- Exercise:
Beginning with the first line, set down every line through the one containing "(sql) at (1078,370)", exactly as it appears, but not the pictures.

- Source data:
==============================

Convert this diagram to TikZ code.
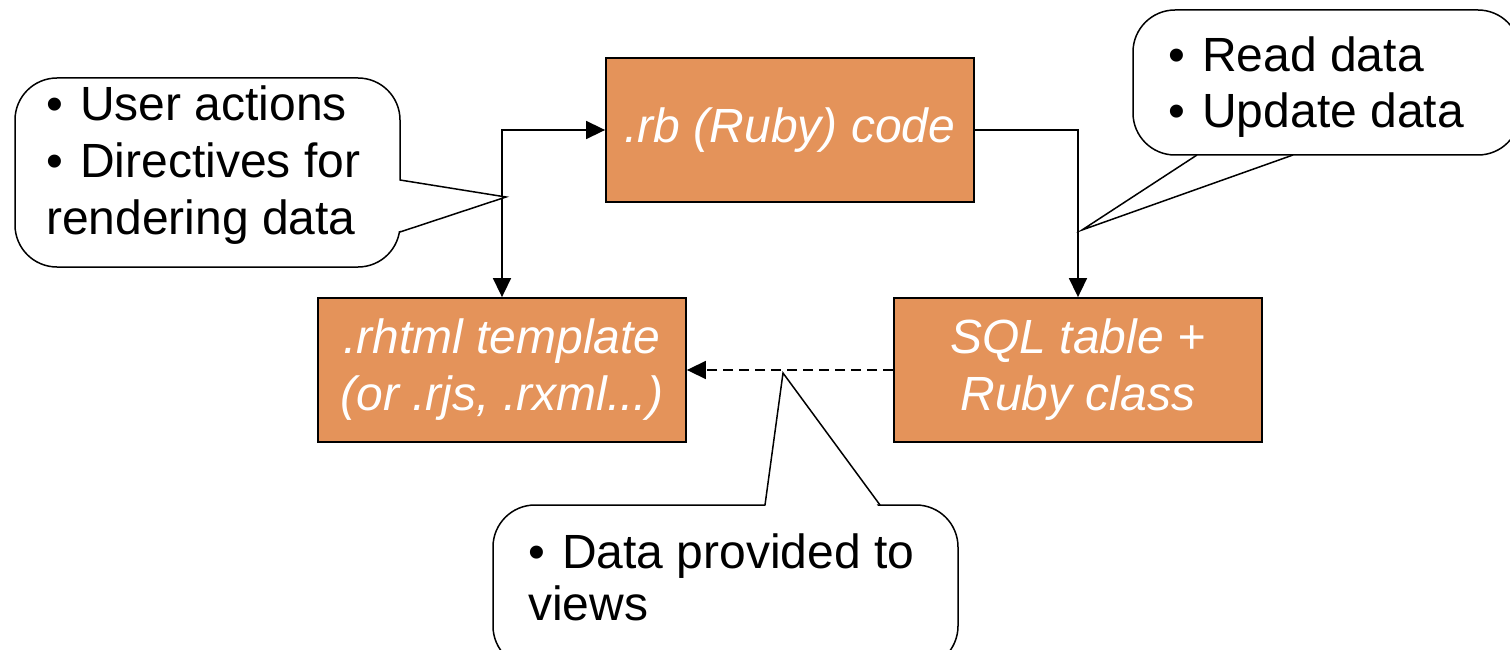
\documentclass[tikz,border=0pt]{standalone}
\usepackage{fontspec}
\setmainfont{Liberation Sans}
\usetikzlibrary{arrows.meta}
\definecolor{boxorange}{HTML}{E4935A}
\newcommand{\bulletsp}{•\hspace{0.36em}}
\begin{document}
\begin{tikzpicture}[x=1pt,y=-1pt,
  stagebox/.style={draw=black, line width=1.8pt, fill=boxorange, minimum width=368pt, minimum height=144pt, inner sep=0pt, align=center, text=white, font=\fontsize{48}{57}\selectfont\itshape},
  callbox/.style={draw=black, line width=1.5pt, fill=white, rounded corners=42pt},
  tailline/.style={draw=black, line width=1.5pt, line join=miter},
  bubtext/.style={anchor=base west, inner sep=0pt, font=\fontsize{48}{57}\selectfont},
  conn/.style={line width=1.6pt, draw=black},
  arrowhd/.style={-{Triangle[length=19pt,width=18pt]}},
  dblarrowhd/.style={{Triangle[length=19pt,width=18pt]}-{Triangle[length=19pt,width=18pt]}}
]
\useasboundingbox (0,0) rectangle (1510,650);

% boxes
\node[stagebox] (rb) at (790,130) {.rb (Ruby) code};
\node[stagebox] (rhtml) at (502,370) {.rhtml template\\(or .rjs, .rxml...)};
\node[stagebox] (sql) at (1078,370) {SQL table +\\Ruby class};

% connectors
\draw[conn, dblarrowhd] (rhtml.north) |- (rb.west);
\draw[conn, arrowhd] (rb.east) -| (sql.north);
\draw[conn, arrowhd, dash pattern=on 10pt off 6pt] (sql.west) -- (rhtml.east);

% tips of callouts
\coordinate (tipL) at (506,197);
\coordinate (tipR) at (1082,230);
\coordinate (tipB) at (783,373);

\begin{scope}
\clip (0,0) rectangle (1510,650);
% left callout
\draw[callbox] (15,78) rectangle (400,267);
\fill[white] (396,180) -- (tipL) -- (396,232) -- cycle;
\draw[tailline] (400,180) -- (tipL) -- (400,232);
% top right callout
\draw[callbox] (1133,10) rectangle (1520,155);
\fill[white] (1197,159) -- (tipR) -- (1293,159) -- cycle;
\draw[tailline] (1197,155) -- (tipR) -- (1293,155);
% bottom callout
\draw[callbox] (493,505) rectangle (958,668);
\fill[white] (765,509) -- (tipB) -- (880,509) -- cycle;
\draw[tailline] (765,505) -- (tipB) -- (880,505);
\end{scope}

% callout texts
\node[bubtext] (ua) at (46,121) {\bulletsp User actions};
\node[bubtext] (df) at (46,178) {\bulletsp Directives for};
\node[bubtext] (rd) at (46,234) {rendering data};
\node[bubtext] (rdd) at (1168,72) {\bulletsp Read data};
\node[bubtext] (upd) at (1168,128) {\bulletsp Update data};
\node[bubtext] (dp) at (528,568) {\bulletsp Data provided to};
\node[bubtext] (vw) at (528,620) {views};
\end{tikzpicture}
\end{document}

==============================

- Expected answer:
Convert this diagram to TikZ code.
\documentclass[tikz,border=0pt]{standalone}
\usepackage{fontspec}
\setmainfont{Liberation Sans}
\usetikzlibrary{arrows.meta}
\definecolor{boxorange}{HTML}{E4935A}
\newcommand{\bulletsp}{•\hspace{0.36em}}
\begin{document}
\begin{tikzpicture}[x=1pt,y=-1pt,
  stagebox/.style={draw=black, line width=1.8pt, fill=boxorange, minimum width=368pt, minimum height=144pt, inner sep=0pt, align=center, text=white, font=\fontsize{48}{57}\selectfont\itshape},
  callbox/.style={draw=black, line width=1.5pt, fill=white, rounded corners=42pt},
  tailline/.style={draw=black, line width=1.5pt, line join=miter},
  bubtext/.style={anchor=base west, inner sep=0pt, font=\fontsize{48}{57}\selectfont},
  conn/.style={line width=1.6pt, draw=black},
  arrowhd/.style={-{Triangle[length=19pt,width=18pt]}},
  dblarrowhd/.style={{Triangle[length=19pt,width=18pt]}-{Triangle[length=19pt,width=18pt]}}
]
\useasboundingbox (0,0) rectangle (1510,650);

% boxes
\node[stagebox] (rb) at (790,130) {.rb (Ruby) code};
\node[stagebox] (rhtml) at (502,370) {.rhtml template\\(or .rjs, .rxml...)};
\node[stagebox] (sql) at (1078,370) {SQL table +\\Ruby class};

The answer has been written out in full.